O bem-estar que um estilo de vida saudável, uma alimentação balanceada e a prática regular de uma atividade física proporcionam é imensurável. Se você se apaixonar pelo que faz, é fácil manter a disciplina, pois o exercício deixa de ser uma obrigação e passa a ser um prazer. Quando estou na água, é o meu momento, não penso em mais nada e em ninguém, apenas na minha respiração, nos meus batimentos cardíacos, nos meus novos recordes... A mente fica totalmente alheia aos problemas do mundo, vazia, e a sensação de relaxamento que a água proporciona me faz sentir a pessoa mais feliz do mundo. Para mim, é impossível ter depressão nadando! Ao sentir todas essas coisas incríveis eu fui descobrindo uma força interior que eu desconhecia. Bem que dizem que a melhor fase da vida da mulher é após os 30 anos! Me livrei de pensamentos negativos que tinha a respeito dos outros e de mim mesma, percebi que a minha felicidade e o meu bem-estar dependem única e exclusivamente de mim. E uma vez que descobrimos isso, empoderamo-nos, e ninguém, idiota nenhum é capaz de mudar o que sentimos por nós mesmas. 

Fui percebendo que a vida é feita de pequenos momentos felizes e que, uma vez que sabemos quem somos, o que os outros pensam de nós não nos diz respeito. Quando você cuida de si mesmo e da sua saúde, aprende a se amar mais - e esse é o único caso de amor eterno que vale à pena cultivar e acreditar na vida, porque o amor que vem dos outros pode ir embora com eles, mas aquele que vem de dentro de si mesmo é para a vida toda.
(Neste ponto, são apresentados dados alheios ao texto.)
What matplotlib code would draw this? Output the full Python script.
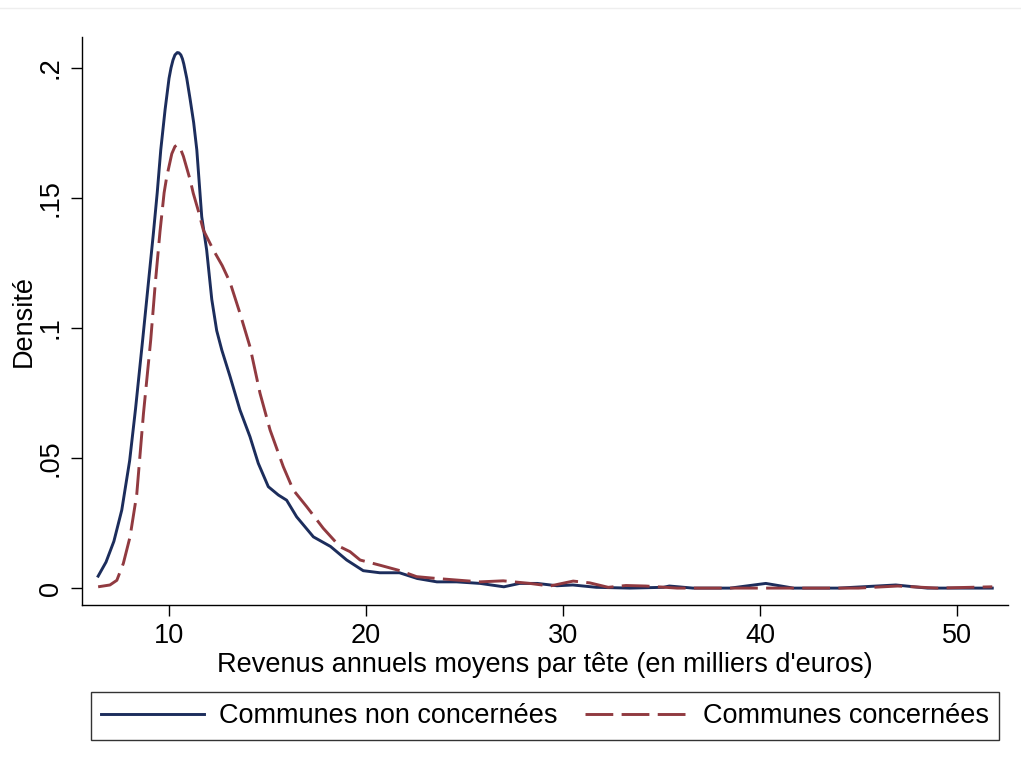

Isso sem mencionar que "nunca é alto o preço a pagar pelo privilégio de pertencer a si mesmo". 

Obviamente que estar apaixonada é maravilho e estar com alguém pode ser fantástico, mas é preciso ficar atento e sempre praticar aquele "egoísmo saudável": saber gostar de si mesmo mais do que gosta do outro. A atividade física me ensinou isso. A fibromialgia me proporcionou esta vida que tenho hoje. Se hoje eu me vejo com essa clareza, é porque eu fui forçada a mudar. Obrigada, fibromialgia! Você me trouxe dor, mas trouxe também autoconhecimento! Sempre dizia aos meus alunos que não existe sabedoria sem dor, pois a "dor" está dentro da sabedoria. Todo o conhecimento que carregamos são fruto do nosso esforço, da nossa dedicação, às vezes do nosso sofrimento.

Então, um brinde às nossas dores, que nos deram nossa experiência! Um brinde à fibromialgia! Tim-tim!